Once you make the perfectly rational assumption that the fiscal woes and questions over the trustworthiness of government paper assets, including sovereign debt and currencies, are here to stay "within a reasonable investable time frame," it makes sense to have some gold exposure, he says.

"Only a miraculous renaissance of the private sector will reverse the flow of capital into safe havens, including gold," Mr. Hathaway wrote in a recent commentary. "For this to happen, the political landscape must undergo fundamental transformation. If such is to be the case within anything other than a multi-year time frame, it will ... turn out to be one of the greatest surprises in history."

Mr. Hathaway doesn't subscribe to the dark, end-of-the-world-is-nigh visions held by the lunatic fringe among gold bugs. When he and his colleagues at New York-based Tocqueville Asset Management set up a fund dedicated to the precious metal a dozen years ago, they were simply convinced that it made sense as a contrarian bet in the midst of the crazed Internet stock bubble of the late 1990s. About 90 per cent of the fund's assets consist of mining stocks and about 10 per cent is in actual bullion, mainly because in the early years, there were no ETFs, which he strongly recommends for ordinary investors.
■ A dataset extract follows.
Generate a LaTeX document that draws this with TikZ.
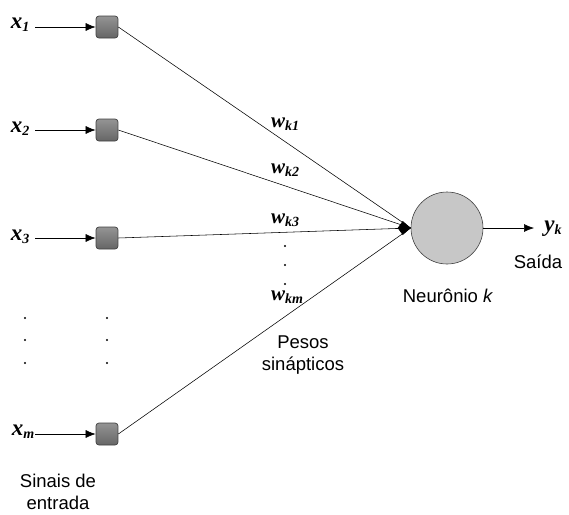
\documentclass[tikz,border=0pt]{standalone}
\usepackage{fontspec}
\setmainfont{Liberation Serif}
\setsansfont{Liberation Sans}
\usetikzlibrary{arrows.meta}
\newcommand{\sbs}[1]{\raisebox{-0.3ex}{\fontsize{14}{14}\selectfont #1}}
\begin{document}
\begin{tikzpicture}[x=1pt,y=-1pt,
  inbox/.style={draw=black!75,line width=0.7pt,rounded corners=3pt,minimum size=22pt,inner sep=0pt,top color=black!42,bottom color=black!60},
  sig/.style={font=\fontsize{23}{23}\selectfont\bfseries\itshape,inner sep=0pt},
  wlab/.style={font=\fontsize{21}{21}\selectfont\bfseries\itshape,inner sep=0pt},
  txt/.style={font=\fontsize{18.5}{22}\selectfont\sffamily,align=center,inner sep=0pt},
  conn/.style={line width=0.55pt},
  arr/.style={line width=0.6pt,-{Latex[length=10pt,width=8pt]}},
  vdot/.style={circle,fill=black,inner sep=0pt,minimum size=2.4pt}]
\useasboundingbox (0,0) rectangle (569,514);

% input signals
\node[sig] (x1) at (20,25) {x\sbs{1}};
\node[sig] (x2) at (20,129) {x\sbs{2}};
\node[sig] (x3) at (20,237) {x\sbs{3}};
\node[sig] (xm) at (23,432) {x\sbs{m}};

% synapse boxes
\node[inbox] (b1) at (107,27) {};
\node[inbox] (b2) at (107,130) {};
\node[inbox] (b3) at (107,238) {};
\node[inbox] (bm) at (107,434) {};

\draw[arr] (35,27) -- (b1.west);
\draw[arr] (35,130) -- (b2.west);
\draw[arr] (35,238) -- (b3.west);
\draw[arr] (35,434) -- (bm.west);

% neuron
\node[circle,draw=black!75,line width=0.6pt,fill=black!22,minimum size=72pt,inner sep=0pt] (nk) at (447,228) {};
\coordinate (sum) at (nk.west);

\draw[conn] (b1.east) -- (sum);
\draw[conn] (b2.east) -- (sum);
\draw[conn] (b3.east) -- (sum);
\draw[conn] (bm.east) -- (sum);
\draw[line width=0.6pt,-{Kite[length=13pt,width=14pt,inset=5pt]}] (396,228) -- (sum);

% output
\coordinate (out) at (534,228);
\draw[arr] (nk.east) -- (out);
\node[sig] (yk) at (553,229) {y\sbs{k}};
\node[txt] (said) at (538,262) {Saída};
\node[txt] (neur) at (448,296) {Neurônio \textit{k}};

% weights
\node[wlab] (w1) at (285,124) {w\sbs{k1}};
\node[wlab] (w2) at (285,170) {w\sbs{k2}};
\node[wlab] (w3) at (285,220) {w\sbs{k3}};
\node[wlab] (wm) at (287,297) {w\sbs{km}};
\node[vdot] at (285,246) {};
\node[vdot] at (285,265) {};
\node[vdot] at (285,284) {};
\node[txt] (pesos) at (303,355) {Pesos\\sinápticos};

% ellipsis between inputs
\foreach \yy in {318,340,363} {
  \node[vdot] at (25,\yy) {};
  \node[vdot] at (107,\yy) {};
}
\node[txt] (sinais) at (58,492) {Sinais de\\entrada};
\end{tikzpicture}
\end{document}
What about the argument of gold naysayers that if confidence in, say, the U.S. dollar or the euro ever evaporates, it would make more sense to acquire real estate or other suddenly cheap assets of greater economic value?
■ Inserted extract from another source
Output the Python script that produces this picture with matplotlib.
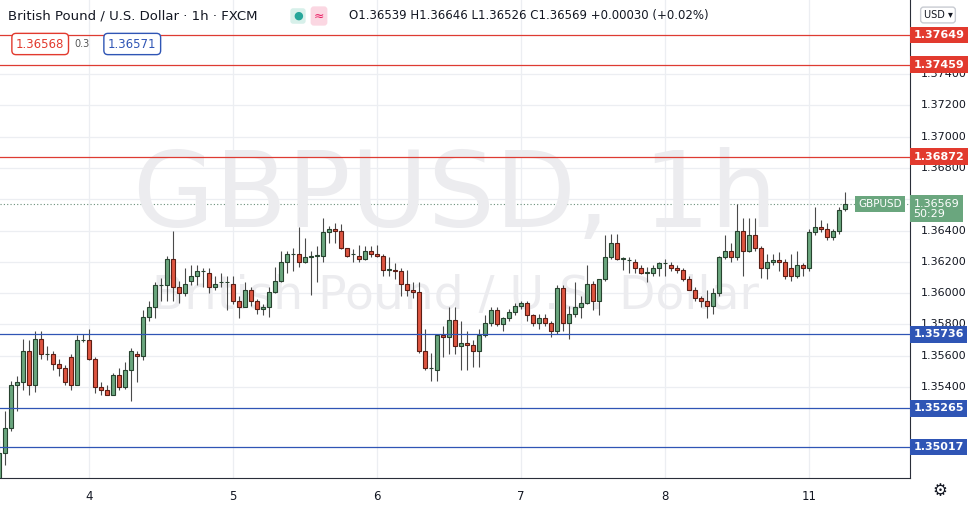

"I don't think gold excludes other strategies," he says of an event that is not on his horizon at this point. "For those who have liquidity to scoop up bargains in that atmosphere, that will be a great investment. But maybe one way to have the liquidity is to have some gold exposure."

The key, he says, is to think of gold as a strategic long-term investment. "Anyone who tries to trade it is just asking for trouble. You want to be smart about it. Don't buy it when it's on the front pages, as it was back in April. I frankly think it could go to sleep this summer and maybe pull back into the fall mid-term elections [in the U.S.]. Anything that's had a run like that deserves to have a pause. But I would be alert to those opportunities."